Processes not tools
< Next Topic | Back to topic list | Previous Topic >
Posted by Alexander Deliyannis
Sep 27, 2018 at 08:42 PM
@ Pixelpunker: Thank you for the books (I’ve read the Organised Mind but the others were unknown to me) and thank you for starting a very interesting thread—albeit in what seemed like a rather provocative way.
@ J J Weimer: Thank you for helping me read through the lines of the original post.
@ All: Thanks for this fascinating discussion, which is indicative of the amazing value delivered by this forum. It’s also great to see so many new contributors.
Pixelpunker wrote:
>The book title was Keine Zeit? by Regula Schräder-Naef. Publisher was Beltz.
Posted by Alexander Deliyannis
Sep 27, 2018 at 08:47 PM
Amazing, thank you! I wonder what further research has found out seven years after…
Amontillado wrote:
>I wonder if this is related to the doorway effect, which has a profound
>effect on my focus -
>https://www.scientificamerican.com/article/why-walking-through-doorway-makes-you-forget/
Posted by Ruud Hein
Oct 6, 2018 at 11:24 AM
1a) Mainstream is certainly a big help, but what delivers the biggest ROI for me is consistency.
I learned that through my, sometimes (en)forced, use of Evernote as a database for my personal life. I started using Evernote in 2005, entering little log/journal/diary style tidbits of information, as well as answers to questions like “who is”, “where is”, “when is”, “when was”, etc.
Several times I’ve wanted to use another program for this, but the way Evernote exported its information, and the way other programs could use that information, was never satisfactory. It’s only much later that Evernote is so popular, programs like OneNote have an importer for it.
As a result I’m now using Evernote since 13 years, longer than any other service, and probably software.
The resulting treasure trove is consequently 13 years of information located in one place; not scattered or restarted over a number of computer programs.
The value of that is that I know where my (personal) information is. There is no searching for the place to search; it’s going to be in Evernote.
The value of Evernote came from keeping on using it, keep adding information—not necessarily from the program itself.
1b) Now for the mainstream part, that is certainly helping by now. If I want to switch to something else, that switch is easier these days. And a service like Evernote is so big and popular now that if it ever were to go under, tens of services and tools would offer a myriad of ways to export and import information, or just build an interface on top of your existing local Evernote database.

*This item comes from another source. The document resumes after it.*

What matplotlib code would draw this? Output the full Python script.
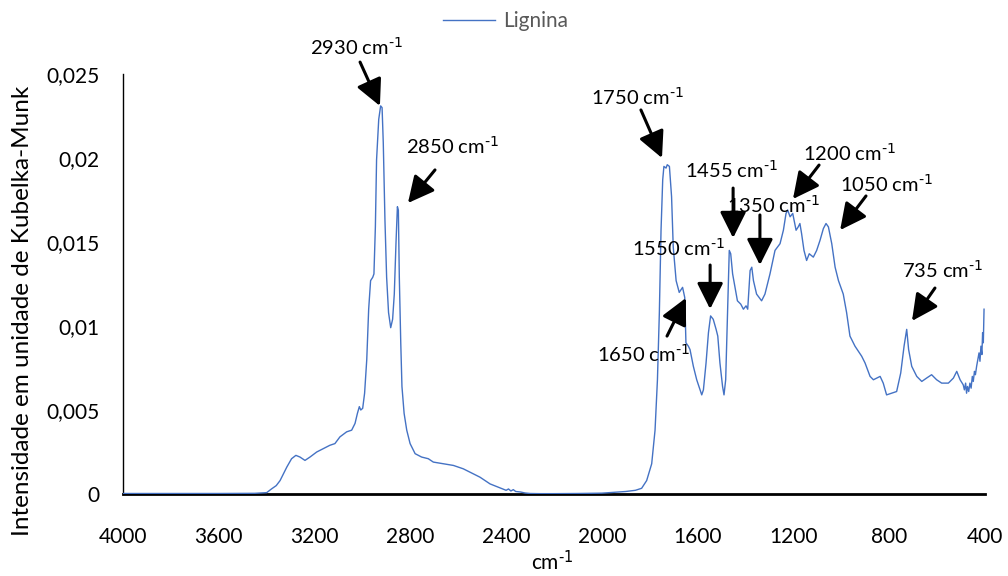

1c) Of course you can’t always know ahead what will go and stay mainstream. What I look for when I try a tool like Everdo is “can I get my data out and how?” I can program in PHP and using PHP Desktop (Chrome + local server + PHP all in one) https://github.com/cztomczak/phpdesktop I can write tools to manipulate that data and transform it.
3) I think I get the spirit in which you write this. It’s of course more balanced than that. I’ve read books that should have been a blog post, and blog posts that should be expanded and explained in a book.
What you describe makes me recall Merlin Mann’s post about productivy pr0n http://www.43folders.com/2008/09/08/four-years where he writes, among other things;
> Thus, in time, phrases like “life hacks” and “GTD” became associated with
> everything from printing your own graph paper, to taking a nap, to making
> a living by pinching off lists of links to lists of links to Firefox
> extensions that help you use Facebook to more efficiently pretend to like
> people whom you’ve never met.
Those kind of blogs still exist and you can waste your life reading them—just as you can waste your life reading one “how to” book after another, of course.
One of the filters I use most these days is “pull” versus “push”: I find pages because I look for specific information. That information may end up in my system. If I just subscribe (“push”), I run the risk of adding Just In Case information
4) I love the cloud. That love started with Evernote: the golden copy is what’s on my hard disk, a synced version is always available elsewhere. My first reinstalls of Windows where I had to get back to Evernote and Gmail where an eye opener.
The cloud makes devices disposable; if something happens, it’s not the end of your digital stuff. Although I perform local backups, I’ve saved myself more often with a cloud restore than with a backup.
5) It’s definitely about the/your process. I like what you say about over-keep.
When it comes to pure “how to” information, or sometimes a reference on who said what, my process is that I bullet list (in the most excellent and delicious Dynalist, in my case) the steps or information. Writing it out myself, condensing the information in immediately reusable steps, works so much better for me than simply clipping a page.